In 1973 I moved to Los Angeles, 3,000 miles from home, to be part of the feminist art movement. “The personal is the political” and the DIY ethos of feminism provided the impetus for me to make work that challenged the white walls of the art world, as well as utilize and subvert commercial formats. Examples of this in my work include: a live performance in a working Hollywood soda fountain, a feminist guerilla poster campaign on the streets of Los Angeles, and a memoir/showroom comprised of shopping bags, furniture and apparel.
My family background also had a major influence on my art practice. The eldest of six, I was raised in a secular Jewish household where stand-up comics were revered and my passion for satire and storytelling was born. My relationship to my mother, an unconventional fifties housewife, is a theme that runs in and out of my work. Her creative drive, as an amateur photographer and interior decorator, although confined to the home, had an impact on my career as an artist, and engagement with making art out of the everyday.
All my work – video art, film, photographic based projects and installation – is steeped in non-traditional storytelling. My narratives are a “collage” of anecdotes, commentaries, and images that gradually build into a larger whole.

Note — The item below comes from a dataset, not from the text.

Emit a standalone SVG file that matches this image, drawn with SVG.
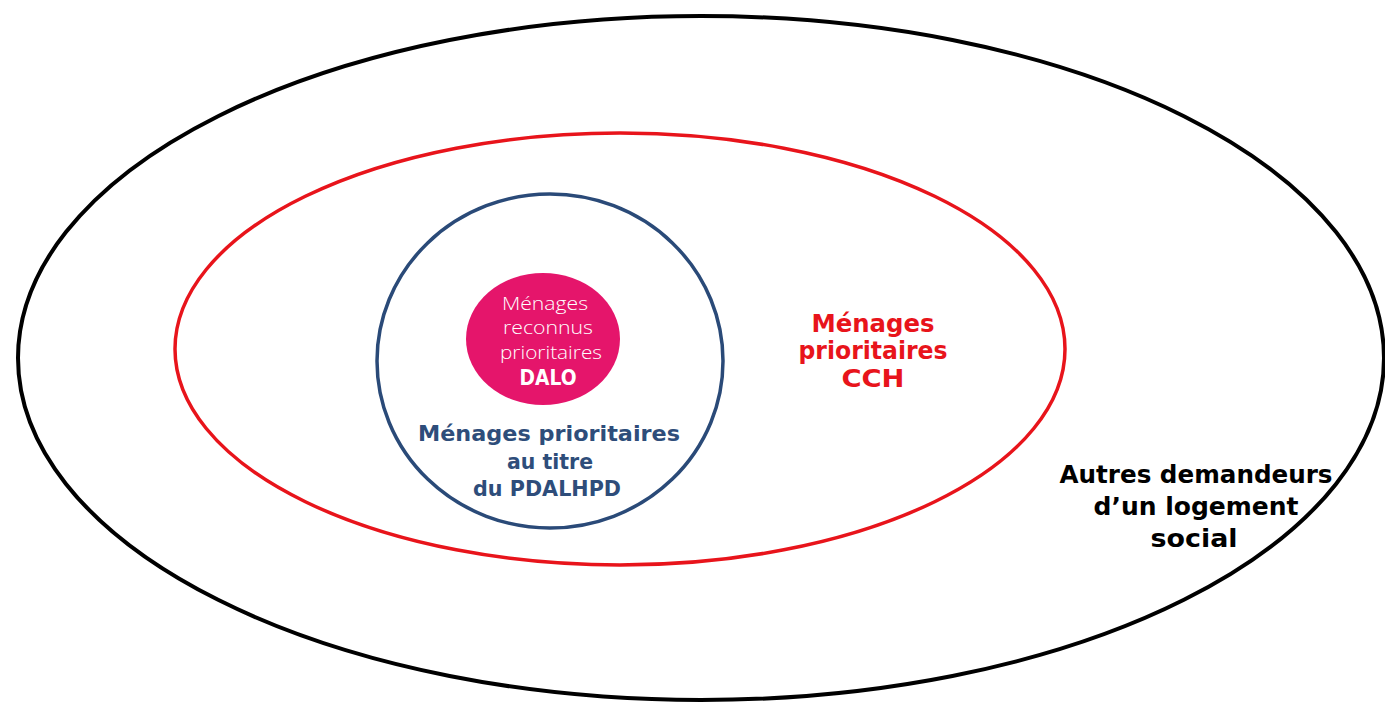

In 2019, at the age of seventy, my work dramatically shifted from filmmaking to gallery installations. These recent installations blend 20th century visual culture with my personal history. Feminism, fashion, matrilineal lineage and Jewish identity are the primary themes. Currently I am researching a project about immigration, home and citizenship, that revolves around my maternal Great Aunt, a milliner, who was raised in Riga, Latvia and emigrated to the USA as a young woman in 1927.